Hardy Fox, 1945-2018 (via hardyfox.com)
Almost nine years ago, I was interviewing Hardy Fox, the president of the Cryptic Corporation, by Skype. He was telling me about hopes the Residents had expressed over the years for advances in stage technology: touring holographic productions that would fit on a disk, music that would cause everyone in the audience to have a simultaneous orgasm. And then he said the most surprising thing anyone’s said to me during an interview:
Actually, they always wanted to have an album, like a gatefold album that when you opened it, it was just a hole—and it would give you instant vertigo, like you would be terrified to open it because you could fall into it and get lost.
Like a bottomless pit—inside the record? Is that what you’re talking about, Hardy?
Exactly. It opens up—it would just terrify you because it would just be so empty.
I strongly suspected Hardy had more to do with the Residents than he let on, but I was too much a fan of the band to have any interest in unmasking its members, which would not only spoil the mystery, but unmask me as a discourteous jerk. Invading the privacy of the coolest people in the world doesn’t make you a brilliant sleuth; it makes you an asshole. Who wants to be the guy staking out Thomas Pynchon’s apartment with a telephoto lens? So I didn’t bring it up, nor did I have to, considering how he ended our conversation:
Actually, I feel honored that someone of your youth seems to have as much knowledge and information about things that I have spent my life working on, and so that somewhat honors me that it wasn’t just working out into the void that’s inside that album cover, waiting.
I supposed he could have been talking about all the marketing work he’d done for the Residents, but it sure didn’t sound that way.
Hardy’s former role in the Residents has been hiding in plain sight for some time now on the home page of his website. It’s right there in the first paragraph of his bio:
Hardy Fox grew up in Texas.
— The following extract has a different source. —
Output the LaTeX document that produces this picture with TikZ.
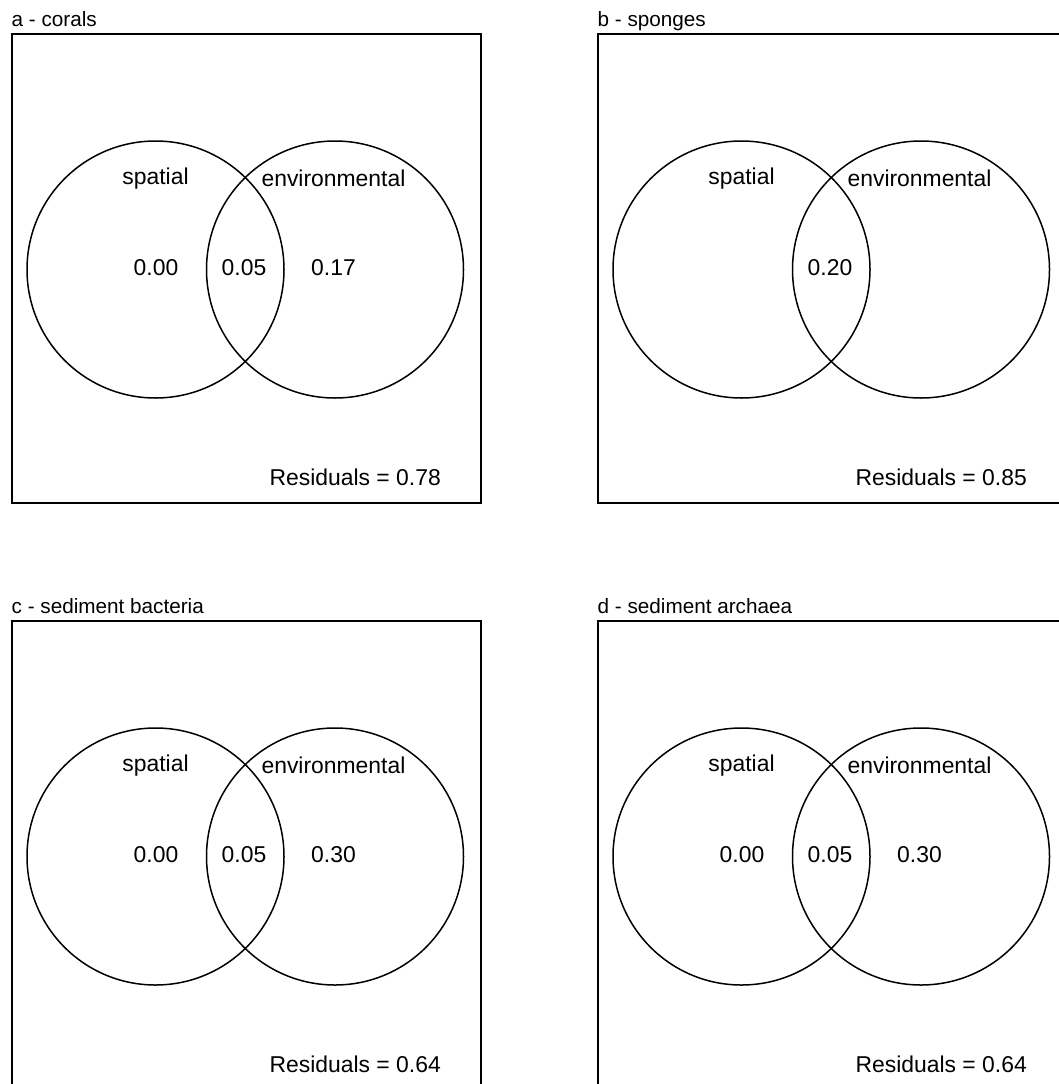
\documentclass[tikz,border=0pt]{standalone}
\usepackage{fontspec}
\setmainfont{Liberation Sans}
\tikzset{
  panelbox/.style={draw, line width=1.6pt, minimum width=469pt, minimum height=469pt, anchor=north west, inner sep=0pt},
  vcircle/.style={draw, circle, line width=1.5pt, minimum size=257pt, inner sep=0pt},
  lab/.style={anchor=base, inner sep=0pt, font=\fontsize{22.9}{27}\selectfont},
  reslab/.style={anchor=base east, inner sep=0pt, font=\fontsize{22.9}{27}\selectfont},
  titlelab/.style={anchor=base west, inner sep=0pt, font=\fontsize{20.7}{25}\selectfont}
}
\newcommand\vennpanel[8]{%
\begin{scope}[shift={(#2,#3)}]
\node[panelbox] (#1box) at (11,33) {};
\node[titlelab] (#1title) at (11.5,26) {#4};
\node[vcircle] (#1sp) at (155.5,269.5) {};
\node[vcircle] (#1env) at (335,269.5) {};
\node[lab] (#1splab) at (155.5,184) {spatial};
\node[lab] (#1envlab) at (333.5,186.5) {environmental};
\node[lab] (#1a) at (156,275) {#5};
\node[lab] (#1b) at (244,275) {#6};
\node[lab] (#1c) at (333.5,275) {#7};
\node[reslab] (#1res) at (441,485) {Residuals = #8};
\end{scope}}
\begin{document}
\begin{tikzpicture}[x=1pt,y=-1pt]
\useasboundingbox (0,0) rectangle (1059,1084);
\clip (0,0) rectangle (1059,1084);
\fill[white] (0,0) rectangle (1059,1084);
\vennpanel{a}{0}{0}{a - corals}{0.00}{0.05}{0.17}{0.78}
\vennpanel{b}{586}{0}{b - sponges}{}{0.20}{}{0.85}
\vennpanel{c}{0}{587}{c - sediment bacteria}{0.00}{0.05}{0.30}{0.64}
\vennpanel{d}{586}{587}{d - sediment archaea}{0.00}{0.05}{0.30}{0.64}
\end{tikzpicture}
\end{document}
After college he moved to San Francisco reveling in the free love days of 1967-68. He co-founded the much loved cult band, the Residents, where he was primary composer.
Hardy retired from The Residents in 2015 but continued to compose for the group through 2018. In addition to his work with that band, he has recorded as a solo artist under various names including Charles Bobuck, Combo de Mechanico, Sonido de la Noche, Chuck, TAR, among others.
Hardy talked about leaving the Residents and undergoing heart surgery in an interview with Musique Machine earlier this year. Last month, the dates “1945-2018” appeared on Hardy’s website and Facebook page, and he sent out a message to the Hacienda Bridge mailing list that began: “I’m 73. Dying of a head thing that will get me soon. So what.” On Tuesday morning, this notice turned up in my inbox, accompanied by the photo of Rod Serling below:
1945 - 2018
That evening, the Residents posted this obituary at residents.com:
It is with with great sorrow and regret that The Cryptic Corporation announces the passing of longtime associate, Hardy Fox. As president of the corporation from 1982-2016, the company benefited from Hardy’s instinct for leadership and direction, but his true value came from his longtime association with The Residents. As the group’s producer, engineer, as well as collaborator on much of their material, Fox’s influence on The Residents was indelible; despite any formal training, his musicality was nevertheless unique, highly refined and prolific. Blessed with a vital sense of aesthetics, a keen ear, and an exquisite love of the absurd, Hardy’s smiling face was a constant source of joy to those around him. He will be missed.
After a series of recent health problems, Hardy succumbed to a brief illness. He is survived by his husband, Steven Kloman.
Ave atque vale, Hardy Fox. Thanks for a billion hours of musical pleasure.